BEGIN

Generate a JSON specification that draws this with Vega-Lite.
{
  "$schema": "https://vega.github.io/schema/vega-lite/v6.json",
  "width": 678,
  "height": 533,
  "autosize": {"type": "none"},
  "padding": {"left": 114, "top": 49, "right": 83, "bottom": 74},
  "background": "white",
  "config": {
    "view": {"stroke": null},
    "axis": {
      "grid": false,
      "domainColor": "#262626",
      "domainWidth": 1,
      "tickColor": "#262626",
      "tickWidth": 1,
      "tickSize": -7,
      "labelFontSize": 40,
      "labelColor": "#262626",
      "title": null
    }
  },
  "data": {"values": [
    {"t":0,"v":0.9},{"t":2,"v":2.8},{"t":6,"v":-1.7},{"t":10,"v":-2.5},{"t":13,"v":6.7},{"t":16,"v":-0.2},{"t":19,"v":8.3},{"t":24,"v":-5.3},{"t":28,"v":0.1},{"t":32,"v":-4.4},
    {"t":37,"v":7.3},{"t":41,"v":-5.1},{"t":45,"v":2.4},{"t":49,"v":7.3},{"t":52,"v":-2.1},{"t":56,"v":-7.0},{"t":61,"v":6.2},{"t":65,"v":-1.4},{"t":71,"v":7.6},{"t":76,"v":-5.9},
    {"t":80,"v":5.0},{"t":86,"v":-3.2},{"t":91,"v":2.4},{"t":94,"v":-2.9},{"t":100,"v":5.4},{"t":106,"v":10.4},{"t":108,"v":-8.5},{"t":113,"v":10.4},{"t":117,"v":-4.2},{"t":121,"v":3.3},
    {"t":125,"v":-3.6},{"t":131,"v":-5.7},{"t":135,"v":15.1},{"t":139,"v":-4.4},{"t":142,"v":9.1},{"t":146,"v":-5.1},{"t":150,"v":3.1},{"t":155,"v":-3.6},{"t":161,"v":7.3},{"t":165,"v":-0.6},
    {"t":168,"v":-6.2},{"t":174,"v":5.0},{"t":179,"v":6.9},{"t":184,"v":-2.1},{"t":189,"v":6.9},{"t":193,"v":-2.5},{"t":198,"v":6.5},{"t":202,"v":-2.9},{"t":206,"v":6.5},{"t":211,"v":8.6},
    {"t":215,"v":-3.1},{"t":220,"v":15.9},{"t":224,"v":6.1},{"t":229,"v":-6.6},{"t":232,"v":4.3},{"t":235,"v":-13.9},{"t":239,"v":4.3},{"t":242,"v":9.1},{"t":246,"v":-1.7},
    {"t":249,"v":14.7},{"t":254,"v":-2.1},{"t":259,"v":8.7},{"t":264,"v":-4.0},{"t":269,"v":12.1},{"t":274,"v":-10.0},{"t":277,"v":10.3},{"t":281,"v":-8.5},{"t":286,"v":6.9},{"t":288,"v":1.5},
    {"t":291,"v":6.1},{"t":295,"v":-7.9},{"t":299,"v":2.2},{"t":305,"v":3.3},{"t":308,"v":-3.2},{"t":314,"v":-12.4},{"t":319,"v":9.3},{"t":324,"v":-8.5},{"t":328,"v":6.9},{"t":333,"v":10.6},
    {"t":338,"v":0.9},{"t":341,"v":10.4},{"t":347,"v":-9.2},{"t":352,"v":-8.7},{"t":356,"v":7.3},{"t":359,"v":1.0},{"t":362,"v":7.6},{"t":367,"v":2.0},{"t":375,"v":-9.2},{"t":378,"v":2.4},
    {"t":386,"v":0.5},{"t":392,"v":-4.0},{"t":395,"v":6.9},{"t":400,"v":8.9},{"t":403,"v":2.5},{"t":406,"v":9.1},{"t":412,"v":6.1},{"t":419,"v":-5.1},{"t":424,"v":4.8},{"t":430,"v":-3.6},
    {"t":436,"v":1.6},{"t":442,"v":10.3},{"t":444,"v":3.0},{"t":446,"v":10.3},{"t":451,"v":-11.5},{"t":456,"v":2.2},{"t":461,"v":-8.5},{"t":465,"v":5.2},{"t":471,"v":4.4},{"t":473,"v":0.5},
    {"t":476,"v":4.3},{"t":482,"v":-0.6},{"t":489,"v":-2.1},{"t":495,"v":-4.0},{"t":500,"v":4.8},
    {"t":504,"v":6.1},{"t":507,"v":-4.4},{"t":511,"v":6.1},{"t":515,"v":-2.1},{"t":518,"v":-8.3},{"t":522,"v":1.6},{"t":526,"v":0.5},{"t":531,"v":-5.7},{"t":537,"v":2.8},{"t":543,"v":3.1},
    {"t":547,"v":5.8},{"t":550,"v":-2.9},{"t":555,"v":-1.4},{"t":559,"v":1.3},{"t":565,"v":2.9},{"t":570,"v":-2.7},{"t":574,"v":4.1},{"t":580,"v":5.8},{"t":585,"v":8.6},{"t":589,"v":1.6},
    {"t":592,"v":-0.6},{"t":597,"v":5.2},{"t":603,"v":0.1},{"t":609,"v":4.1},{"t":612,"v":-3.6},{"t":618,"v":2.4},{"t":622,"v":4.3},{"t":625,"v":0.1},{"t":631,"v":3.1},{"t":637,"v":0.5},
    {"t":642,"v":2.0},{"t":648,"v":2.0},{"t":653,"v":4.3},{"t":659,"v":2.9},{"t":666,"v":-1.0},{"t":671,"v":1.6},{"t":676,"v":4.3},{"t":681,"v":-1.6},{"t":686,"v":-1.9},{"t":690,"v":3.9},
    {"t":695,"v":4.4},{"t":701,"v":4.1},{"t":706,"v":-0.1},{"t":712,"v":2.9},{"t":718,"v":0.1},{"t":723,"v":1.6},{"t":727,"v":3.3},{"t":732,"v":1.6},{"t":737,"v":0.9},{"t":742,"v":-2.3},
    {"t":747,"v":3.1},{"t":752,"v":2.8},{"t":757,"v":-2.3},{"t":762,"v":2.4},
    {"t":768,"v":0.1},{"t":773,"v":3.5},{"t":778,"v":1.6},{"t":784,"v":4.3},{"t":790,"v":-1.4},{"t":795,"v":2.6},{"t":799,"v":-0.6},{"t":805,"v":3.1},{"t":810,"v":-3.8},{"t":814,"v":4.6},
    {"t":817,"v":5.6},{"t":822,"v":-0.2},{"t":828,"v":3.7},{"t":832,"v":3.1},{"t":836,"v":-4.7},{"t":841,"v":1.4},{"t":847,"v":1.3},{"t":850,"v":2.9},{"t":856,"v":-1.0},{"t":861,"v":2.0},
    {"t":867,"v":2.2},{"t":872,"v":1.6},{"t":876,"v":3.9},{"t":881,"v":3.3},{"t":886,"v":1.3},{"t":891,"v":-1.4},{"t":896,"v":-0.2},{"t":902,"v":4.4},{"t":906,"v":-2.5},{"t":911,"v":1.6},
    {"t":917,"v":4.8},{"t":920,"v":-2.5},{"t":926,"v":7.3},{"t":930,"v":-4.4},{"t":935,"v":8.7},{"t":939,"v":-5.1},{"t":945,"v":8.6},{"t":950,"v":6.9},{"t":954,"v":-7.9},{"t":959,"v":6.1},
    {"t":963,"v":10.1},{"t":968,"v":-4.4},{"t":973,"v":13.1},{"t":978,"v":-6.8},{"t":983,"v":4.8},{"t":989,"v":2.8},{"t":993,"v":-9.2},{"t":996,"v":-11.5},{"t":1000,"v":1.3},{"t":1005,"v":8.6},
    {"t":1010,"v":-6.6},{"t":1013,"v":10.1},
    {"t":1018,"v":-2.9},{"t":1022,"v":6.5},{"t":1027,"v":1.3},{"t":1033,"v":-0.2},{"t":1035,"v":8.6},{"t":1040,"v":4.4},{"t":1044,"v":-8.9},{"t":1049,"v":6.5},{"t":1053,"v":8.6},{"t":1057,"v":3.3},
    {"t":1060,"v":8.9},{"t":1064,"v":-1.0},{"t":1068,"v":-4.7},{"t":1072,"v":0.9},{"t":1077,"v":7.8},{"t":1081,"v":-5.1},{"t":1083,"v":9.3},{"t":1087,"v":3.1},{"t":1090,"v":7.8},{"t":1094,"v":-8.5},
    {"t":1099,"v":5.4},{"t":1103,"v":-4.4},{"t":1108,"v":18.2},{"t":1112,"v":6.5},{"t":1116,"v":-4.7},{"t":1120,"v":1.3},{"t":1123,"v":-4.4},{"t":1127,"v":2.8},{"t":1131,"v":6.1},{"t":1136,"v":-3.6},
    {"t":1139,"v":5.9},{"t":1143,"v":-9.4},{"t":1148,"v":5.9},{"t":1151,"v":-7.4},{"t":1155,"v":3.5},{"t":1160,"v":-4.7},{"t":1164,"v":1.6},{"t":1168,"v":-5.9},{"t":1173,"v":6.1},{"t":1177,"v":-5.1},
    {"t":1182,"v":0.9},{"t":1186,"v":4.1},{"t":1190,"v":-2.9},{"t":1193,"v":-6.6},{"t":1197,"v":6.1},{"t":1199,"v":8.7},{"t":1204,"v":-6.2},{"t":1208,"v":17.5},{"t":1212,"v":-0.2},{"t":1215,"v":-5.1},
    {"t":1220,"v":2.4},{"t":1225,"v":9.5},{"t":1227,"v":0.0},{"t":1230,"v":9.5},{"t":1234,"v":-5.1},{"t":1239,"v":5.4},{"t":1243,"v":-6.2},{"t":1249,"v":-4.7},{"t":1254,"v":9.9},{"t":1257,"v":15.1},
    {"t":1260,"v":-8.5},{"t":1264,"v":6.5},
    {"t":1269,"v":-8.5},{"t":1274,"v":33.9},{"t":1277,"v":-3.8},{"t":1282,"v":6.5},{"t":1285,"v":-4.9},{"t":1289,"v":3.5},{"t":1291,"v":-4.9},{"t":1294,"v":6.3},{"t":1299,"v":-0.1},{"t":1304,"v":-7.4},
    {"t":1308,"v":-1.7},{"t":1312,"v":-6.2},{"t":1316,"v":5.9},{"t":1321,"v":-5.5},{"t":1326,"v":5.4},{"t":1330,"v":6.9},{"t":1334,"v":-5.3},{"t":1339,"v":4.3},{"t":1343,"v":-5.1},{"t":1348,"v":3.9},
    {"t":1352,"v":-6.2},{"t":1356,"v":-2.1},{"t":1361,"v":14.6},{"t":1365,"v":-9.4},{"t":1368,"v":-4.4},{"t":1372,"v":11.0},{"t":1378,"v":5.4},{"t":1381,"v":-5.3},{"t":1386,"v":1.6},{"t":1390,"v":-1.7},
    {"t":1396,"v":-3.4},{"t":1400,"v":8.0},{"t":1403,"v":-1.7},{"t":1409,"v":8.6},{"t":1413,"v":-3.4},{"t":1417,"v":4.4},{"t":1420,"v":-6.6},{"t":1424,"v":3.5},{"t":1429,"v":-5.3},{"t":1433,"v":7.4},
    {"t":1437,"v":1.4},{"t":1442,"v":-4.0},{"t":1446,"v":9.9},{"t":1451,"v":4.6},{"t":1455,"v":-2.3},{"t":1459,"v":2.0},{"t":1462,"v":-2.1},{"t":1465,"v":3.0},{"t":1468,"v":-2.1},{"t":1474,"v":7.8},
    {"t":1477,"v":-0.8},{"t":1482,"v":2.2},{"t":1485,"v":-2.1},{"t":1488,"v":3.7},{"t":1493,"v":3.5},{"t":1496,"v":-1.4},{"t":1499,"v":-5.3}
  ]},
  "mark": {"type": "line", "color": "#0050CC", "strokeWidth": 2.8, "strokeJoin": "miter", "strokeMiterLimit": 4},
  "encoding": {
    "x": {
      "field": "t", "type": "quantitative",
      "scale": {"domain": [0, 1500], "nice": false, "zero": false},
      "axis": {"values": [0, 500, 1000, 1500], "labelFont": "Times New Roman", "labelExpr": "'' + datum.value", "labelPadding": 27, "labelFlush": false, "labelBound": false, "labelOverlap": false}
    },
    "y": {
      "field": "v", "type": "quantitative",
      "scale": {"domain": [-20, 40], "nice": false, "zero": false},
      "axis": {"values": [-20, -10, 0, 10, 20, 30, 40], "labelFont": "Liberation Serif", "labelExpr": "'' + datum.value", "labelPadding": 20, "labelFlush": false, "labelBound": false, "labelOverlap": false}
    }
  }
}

END
BEGIN

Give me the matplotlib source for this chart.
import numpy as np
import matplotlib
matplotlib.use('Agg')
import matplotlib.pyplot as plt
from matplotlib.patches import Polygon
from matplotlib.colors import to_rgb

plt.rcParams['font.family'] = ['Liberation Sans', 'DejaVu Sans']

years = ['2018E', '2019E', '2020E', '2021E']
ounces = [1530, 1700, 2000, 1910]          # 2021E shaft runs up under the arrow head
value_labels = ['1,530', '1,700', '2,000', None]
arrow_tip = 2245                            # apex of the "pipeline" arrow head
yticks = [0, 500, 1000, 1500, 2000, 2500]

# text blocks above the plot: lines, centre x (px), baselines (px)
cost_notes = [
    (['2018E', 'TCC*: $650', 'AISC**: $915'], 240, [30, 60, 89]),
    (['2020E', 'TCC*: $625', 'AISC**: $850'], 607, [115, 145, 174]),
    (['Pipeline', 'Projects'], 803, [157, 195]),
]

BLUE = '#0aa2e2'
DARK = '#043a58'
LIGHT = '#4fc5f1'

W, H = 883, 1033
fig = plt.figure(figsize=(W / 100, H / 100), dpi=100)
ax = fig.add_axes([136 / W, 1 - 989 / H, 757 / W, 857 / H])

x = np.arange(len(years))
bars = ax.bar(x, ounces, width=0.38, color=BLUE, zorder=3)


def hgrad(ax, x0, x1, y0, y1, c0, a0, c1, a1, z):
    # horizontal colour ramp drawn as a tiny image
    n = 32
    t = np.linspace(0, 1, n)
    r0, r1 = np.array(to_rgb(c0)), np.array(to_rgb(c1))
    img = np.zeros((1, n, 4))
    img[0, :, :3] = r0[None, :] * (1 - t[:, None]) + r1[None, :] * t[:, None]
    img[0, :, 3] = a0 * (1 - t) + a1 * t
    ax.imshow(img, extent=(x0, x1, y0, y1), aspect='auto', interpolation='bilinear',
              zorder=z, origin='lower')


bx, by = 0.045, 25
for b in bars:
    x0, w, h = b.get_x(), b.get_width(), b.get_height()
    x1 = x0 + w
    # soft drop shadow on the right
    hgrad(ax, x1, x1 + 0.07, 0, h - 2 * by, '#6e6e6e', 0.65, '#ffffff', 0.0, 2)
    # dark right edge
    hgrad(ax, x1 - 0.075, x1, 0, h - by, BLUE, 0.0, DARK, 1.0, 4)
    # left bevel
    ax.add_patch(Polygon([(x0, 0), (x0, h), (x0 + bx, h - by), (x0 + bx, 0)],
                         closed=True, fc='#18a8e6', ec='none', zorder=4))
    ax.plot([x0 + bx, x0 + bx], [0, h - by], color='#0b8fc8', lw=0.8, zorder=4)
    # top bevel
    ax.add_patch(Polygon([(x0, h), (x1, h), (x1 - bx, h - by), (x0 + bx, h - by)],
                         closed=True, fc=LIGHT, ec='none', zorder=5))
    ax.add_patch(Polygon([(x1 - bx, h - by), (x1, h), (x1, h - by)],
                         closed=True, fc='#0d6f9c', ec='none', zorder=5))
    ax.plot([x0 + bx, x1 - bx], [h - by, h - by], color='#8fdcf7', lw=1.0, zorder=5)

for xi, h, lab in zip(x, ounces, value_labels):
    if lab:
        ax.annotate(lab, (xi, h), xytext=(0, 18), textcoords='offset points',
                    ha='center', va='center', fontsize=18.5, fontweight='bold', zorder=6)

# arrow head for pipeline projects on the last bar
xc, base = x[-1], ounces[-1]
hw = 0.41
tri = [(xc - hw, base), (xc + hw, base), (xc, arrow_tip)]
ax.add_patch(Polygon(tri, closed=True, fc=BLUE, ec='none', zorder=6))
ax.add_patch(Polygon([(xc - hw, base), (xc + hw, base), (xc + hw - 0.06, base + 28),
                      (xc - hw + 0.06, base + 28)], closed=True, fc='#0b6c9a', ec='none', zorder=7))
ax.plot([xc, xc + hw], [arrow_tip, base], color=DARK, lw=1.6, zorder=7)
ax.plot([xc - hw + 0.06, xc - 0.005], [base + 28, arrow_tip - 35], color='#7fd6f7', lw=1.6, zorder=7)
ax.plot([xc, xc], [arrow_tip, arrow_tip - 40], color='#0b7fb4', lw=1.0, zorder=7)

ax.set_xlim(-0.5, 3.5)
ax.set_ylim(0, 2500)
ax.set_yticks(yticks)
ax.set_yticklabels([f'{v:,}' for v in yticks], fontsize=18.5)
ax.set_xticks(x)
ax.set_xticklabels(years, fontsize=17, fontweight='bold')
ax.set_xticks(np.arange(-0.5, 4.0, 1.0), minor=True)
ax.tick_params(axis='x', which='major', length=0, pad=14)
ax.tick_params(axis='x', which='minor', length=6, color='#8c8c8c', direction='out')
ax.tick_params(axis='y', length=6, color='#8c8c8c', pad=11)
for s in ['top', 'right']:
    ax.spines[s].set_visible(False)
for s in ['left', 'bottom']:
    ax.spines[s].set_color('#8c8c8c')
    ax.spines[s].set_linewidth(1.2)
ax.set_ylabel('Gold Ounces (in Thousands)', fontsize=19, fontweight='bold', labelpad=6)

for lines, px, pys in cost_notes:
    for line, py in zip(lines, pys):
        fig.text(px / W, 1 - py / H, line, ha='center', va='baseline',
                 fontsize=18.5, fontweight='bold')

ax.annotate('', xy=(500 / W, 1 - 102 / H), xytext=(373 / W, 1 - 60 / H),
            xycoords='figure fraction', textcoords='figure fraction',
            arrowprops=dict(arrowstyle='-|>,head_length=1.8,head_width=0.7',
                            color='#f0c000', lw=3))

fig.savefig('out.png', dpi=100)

END
BEGIN

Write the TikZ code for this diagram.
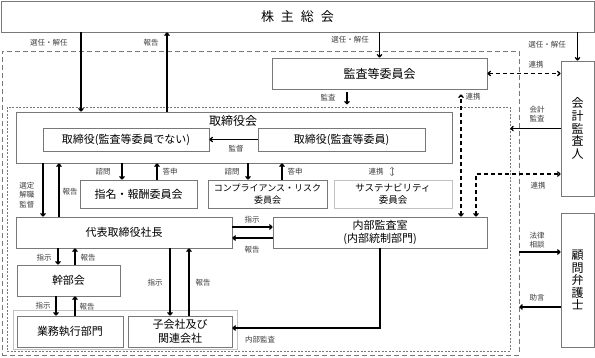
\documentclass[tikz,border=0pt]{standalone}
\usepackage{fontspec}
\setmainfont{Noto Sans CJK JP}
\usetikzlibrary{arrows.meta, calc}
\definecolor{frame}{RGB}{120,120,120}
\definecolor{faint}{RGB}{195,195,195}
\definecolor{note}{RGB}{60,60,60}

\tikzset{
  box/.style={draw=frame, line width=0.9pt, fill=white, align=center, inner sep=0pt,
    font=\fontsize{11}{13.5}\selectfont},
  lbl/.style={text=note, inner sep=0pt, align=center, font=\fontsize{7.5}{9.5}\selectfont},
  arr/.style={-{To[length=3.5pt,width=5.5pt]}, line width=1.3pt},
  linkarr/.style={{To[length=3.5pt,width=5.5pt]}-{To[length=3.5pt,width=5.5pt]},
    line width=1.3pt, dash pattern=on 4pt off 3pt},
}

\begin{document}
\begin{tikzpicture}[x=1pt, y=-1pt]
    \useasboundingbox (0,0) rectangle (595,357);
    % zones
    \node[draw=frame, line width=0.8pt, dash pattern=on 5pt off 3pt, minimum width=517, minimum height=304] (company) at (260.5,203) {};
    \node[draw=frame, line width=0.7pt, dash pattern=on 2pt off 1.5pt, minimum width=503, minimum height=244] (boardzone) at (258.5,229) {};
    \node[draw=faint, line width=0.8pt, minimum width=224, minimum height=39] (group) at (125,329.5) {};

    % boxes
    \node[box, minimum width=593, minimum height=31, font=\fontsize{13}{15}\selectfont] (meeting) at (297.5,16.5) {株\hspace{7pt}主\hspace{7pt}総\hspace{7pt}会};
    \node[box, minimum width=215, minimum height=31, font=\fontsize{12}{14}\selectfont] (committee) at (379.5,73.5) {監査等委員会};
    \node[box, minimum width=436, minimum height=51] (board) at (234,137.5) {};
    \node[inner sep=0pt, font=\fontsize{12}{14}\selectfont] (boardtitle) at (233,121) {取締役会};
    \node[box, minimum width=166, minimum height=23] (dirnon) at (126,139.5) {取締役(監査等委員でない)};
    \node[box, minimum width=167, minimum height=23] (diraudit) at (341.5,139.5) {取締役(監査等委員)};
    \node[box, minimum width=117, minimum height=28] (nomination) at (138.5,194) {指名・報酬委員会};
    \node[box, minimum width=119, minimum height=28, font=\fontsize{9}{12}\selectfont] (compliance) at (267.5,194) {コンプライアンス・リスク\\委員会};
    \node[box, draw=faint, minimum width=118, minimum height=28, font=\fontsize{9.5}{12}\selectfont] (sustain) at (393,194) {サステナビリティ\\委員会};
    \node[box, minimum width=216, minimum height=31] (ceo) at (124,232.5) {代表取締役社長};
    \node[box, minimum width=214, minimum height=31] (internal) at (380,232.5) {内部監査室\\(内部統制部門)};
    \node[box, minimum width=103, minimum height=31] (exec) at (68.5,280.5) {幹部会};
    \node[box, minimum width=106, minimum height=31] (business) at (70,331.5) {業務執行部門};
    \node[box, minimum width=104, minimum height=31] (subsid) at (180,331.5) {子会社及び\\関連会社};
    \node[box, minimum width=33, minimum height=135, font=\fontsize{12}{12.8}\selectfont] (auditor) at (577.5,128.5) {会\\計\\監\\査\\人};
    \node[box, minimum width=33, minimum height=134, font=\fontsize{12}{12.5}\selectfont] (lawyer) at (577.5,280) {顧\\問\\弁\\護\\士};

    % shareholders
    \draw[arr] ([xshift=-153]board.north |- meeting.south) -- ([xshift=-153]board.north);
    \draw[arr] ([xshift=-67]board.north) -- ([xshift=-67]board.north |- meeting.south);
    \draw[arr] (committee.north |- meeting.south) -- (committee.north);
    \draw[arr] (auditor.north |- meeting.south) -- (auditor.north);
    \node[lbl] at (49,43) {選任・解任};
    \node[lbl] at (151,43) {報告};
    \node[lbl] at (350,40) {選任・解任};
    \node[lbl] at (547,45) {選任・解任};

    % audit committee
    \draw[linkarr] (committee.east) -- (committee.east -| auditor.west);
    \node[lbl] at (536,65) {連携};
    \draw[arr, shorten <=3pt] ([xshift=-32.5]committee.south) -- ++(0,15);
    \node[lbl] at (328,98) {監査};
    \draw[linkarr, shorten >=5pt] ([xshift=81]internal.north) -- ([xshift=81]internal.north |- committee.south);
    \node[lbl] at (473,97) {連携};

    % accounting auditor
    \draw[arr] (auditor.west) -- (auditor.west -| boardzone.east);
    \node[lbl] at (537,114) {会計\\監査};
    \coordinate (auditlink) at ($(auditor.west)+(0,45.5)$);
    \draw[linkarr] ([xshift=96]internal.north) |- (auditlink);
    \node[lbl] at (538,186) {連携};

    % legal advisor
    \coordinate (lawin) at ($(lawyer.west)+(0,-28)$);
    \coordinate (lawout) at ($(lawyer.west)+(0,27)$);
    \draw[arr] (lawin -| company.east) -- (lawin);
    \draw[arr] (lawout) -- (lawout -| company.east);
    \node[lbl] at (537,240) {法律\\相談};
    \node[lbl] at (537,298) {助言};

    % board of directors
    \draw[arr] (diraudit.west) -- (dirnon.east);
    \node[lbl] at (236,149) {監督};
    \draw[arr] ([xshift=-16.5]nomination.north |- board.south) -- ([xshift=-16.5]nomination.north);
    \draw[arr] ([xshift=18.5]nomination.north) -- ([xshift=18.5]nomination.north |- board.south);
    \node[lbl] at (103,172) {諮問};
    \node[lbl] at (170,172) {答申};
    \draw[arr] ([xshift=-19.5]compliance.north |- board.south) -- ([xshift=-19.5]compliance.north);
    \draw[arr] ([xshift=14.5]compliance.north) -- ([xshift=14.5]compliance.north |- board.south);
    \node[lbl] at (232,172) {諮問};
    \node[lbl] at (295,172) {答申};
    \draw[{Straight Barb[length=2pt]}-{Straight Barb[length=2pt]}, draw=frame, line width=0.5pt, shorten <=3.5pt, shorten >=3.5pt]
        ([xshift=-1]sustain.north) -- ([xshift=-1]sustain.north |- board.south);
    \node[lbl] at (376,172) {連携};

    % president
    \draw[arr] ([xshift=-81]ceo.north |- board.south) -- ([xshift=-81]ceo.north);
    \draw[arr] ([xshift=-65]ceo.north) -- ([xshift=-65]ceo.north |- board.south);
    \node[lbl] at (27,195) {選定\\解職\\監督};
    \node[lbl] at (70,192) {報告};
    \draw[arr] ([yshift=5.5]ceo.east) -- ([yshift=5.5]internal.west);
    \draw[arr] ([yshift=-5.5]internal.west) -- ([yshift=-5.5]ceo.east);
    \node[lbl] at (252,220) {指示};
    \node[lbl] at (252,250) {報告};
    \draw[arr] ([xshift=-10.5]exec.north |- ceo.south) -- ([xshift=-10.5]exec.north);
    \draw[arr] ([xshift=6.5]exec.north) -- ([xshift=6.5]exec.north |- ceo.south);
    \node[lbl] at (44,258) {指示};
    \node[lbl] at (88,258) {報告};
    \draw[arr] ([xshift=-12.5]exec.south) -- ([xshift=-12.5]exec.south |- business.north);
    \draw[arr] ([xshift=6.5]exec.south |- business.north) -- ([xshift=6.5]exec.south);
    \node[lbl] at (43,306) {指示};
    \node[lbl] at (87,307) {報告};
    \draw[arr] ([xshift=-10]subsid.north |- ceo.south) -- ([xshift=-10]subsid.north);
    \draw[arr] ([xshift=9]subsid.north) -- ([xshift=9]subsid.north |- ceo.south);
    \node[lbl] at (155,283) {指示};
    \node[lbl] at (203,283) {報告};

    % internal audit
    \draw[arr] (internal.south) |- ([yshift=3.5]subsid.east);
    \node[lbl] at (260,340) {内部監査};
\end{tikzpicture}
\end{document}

END

(Given instruction): Wherever the string "matplotlib" appears in the entries above, list that line.

(Solution for this problem):
Give me the matplotlib source for this chart.
import matplotlib
matplotlib.use('Agg')
import matplotlib.pyplot as plt
from matplotlib.patches import Polygon
from matplotlib.colors import to_rgb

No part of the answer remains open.